Ainsi, la figure mariale transmise par la piété catholique, douce, silencieuse, obéissante, maternelle, protectrice, déesse tutélaire auprès de laquelle on se réfugie, se révèle une cheffe de famille et de clan à la parole inspirée, déterminée et courageuse. Balayée, l’image d’une jeune femme à la pureté virginale, aux allures de moniale ! Marie renaît sous les traits d’une femme puissante, inspiratrice d’un mouvement religieux qui va bouleverser le monde.
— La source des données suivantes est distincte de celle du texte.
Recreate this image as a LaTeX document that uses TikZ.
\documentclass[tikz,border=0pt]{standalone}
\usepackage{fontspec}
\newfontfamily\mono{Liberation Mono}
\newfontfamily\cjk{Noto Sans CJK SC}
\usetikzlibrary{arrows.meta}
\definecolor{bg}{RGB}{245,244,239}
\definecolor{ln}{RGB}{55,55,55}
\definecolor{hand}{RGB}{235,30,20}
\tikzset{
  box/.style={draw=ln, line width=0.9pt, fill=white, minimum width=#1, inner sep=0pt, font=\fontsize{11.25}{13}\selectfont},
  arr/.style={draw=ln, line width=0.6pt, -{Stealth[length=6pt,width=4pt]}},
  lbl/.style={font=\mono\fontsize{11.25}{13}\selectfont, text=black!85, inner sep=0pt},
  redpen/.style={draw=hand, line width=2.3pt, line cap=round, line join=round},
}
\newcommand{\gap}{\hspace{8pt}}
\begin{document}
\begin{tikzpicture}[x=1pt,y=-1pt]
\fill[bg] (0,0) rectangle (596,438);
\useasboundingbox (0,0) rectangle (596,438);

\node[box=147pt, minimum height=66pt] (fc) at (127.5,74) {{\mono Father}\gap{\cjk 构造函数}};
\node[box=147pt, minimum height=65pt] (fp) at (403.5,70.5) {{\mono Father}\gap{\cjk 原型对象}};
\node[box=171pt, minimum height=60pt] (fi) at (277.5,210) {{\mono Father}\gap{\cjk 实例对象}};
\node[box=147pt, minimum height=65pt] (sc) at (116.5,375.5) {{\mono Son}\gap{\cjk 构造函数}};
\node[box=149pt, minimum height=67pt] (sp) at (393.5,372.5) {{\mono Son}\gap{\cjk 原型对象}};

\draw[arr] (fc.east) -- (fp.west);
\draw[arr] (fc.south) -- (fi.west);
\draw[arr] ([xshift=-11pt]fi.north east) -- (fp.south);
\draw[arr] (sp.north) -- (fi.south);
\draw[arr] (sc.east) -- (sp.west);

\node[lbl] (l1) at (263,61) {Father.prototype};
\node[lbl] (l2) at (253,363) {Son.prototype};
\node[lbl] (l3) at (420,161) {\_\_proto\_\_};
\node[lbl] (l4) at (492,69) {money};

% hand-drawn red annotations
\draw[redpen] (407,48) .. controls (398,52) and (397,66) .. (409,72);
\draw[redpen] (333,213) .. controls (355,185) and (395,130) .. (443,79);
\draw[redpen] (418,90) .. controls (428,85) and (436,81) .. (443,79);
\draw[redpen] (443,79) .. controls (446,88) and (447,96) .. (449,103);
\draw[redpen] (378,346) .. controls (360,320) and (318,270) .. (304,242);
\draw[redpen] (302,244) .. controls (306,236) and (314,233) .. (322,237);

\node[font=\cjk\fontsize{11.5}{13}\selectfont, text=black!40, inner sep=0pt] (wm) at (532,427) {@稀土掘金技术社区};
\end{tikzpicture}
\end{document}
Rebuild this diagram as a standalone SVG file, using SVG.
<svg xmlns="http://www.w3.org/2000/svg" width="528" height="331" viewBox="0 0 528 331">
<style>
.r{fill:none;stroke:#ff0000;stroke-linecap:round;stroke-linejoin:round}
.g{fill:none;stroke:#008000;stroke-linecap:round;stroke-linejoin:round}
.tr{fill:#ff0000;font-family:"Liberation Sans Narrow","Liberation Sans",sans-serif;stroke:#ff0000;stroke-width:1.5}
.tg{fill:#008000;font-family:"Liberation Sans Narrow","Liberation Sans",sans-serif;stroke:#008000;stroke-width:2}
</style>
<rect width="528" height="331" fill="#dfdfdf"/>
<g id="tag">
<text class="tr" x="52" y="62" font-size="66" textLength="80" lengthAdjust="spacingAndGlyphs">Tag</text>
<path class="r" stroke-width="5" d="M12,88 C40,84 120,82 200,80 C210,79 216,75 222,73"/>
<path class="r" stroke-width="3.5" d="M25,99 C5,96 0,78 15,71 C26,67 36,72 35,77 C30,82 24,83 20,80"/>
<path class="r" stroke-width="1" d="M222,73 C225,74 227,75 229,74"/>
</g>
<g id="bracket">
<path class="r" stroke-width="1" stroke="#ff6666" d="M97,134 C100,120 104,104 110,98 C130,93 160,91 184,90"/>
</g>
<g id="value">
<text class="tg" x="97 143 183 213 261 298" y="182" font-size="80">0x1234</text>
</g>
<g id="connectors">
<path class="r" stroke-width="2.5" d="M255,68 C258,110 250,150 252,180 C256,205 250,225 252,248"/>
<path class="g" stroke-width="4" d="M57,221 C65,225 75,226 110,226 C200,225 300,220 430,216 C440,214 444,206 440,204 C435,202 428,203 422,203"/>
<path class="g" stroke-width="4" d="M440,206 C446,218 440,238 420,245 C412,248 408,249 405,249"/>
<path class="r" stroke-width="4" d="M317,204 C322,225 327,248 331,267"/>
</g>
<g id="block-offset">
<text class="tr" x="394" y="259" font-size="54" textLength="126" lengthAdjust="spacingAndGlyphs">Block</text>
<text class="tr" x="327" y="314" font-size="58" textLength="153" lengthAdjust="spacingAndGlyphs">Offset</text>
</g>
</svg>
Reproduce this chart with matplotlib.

Comme on peut en voir les prémisses dans l’Évangile de Jean, «
le disciple qui avait un autre regard, qui la décrit au pied de la Croix non en mater dolorosa,
mais en stabat mater,
une femme debout, qui fait face », rappelle en point d’orgue Christine Pedotti. En cela, elle est un modèle et une inspiration pour les temps troublés qui sont les nôtres.
Historique de l’évolution du culte de Marie
- Après plusieurs siècles d’oubli, c’est seulement en l’an 431, lors du concile d’Éphèse, qu’est défini le rôle de Marie de Nazareth, mère de Jésus, comme mère de Dieu.
- L’institution de fêtes mariales, comme la solennité de l’Assomption le 15 août, apparaît au VIe siècle.
- Célèbre adorateur, saint Bernard de Clairvaux (1090-1153) l’appelait Stella maris, l’étoile de la mer guidant les marins à bon port et nous aidant lors de nos épreuves.
- Au XIIIe siècle, nommé le « siècle marial », la Vierge Marie est associée au pouvoir temporel des rois, son effigie apparaît sur les sceaux royaux.
- Le roi de France Louis XIII (1610-1643) lui consacrera son royaume pour avoir répondu à ses prières d’avoir un héritier.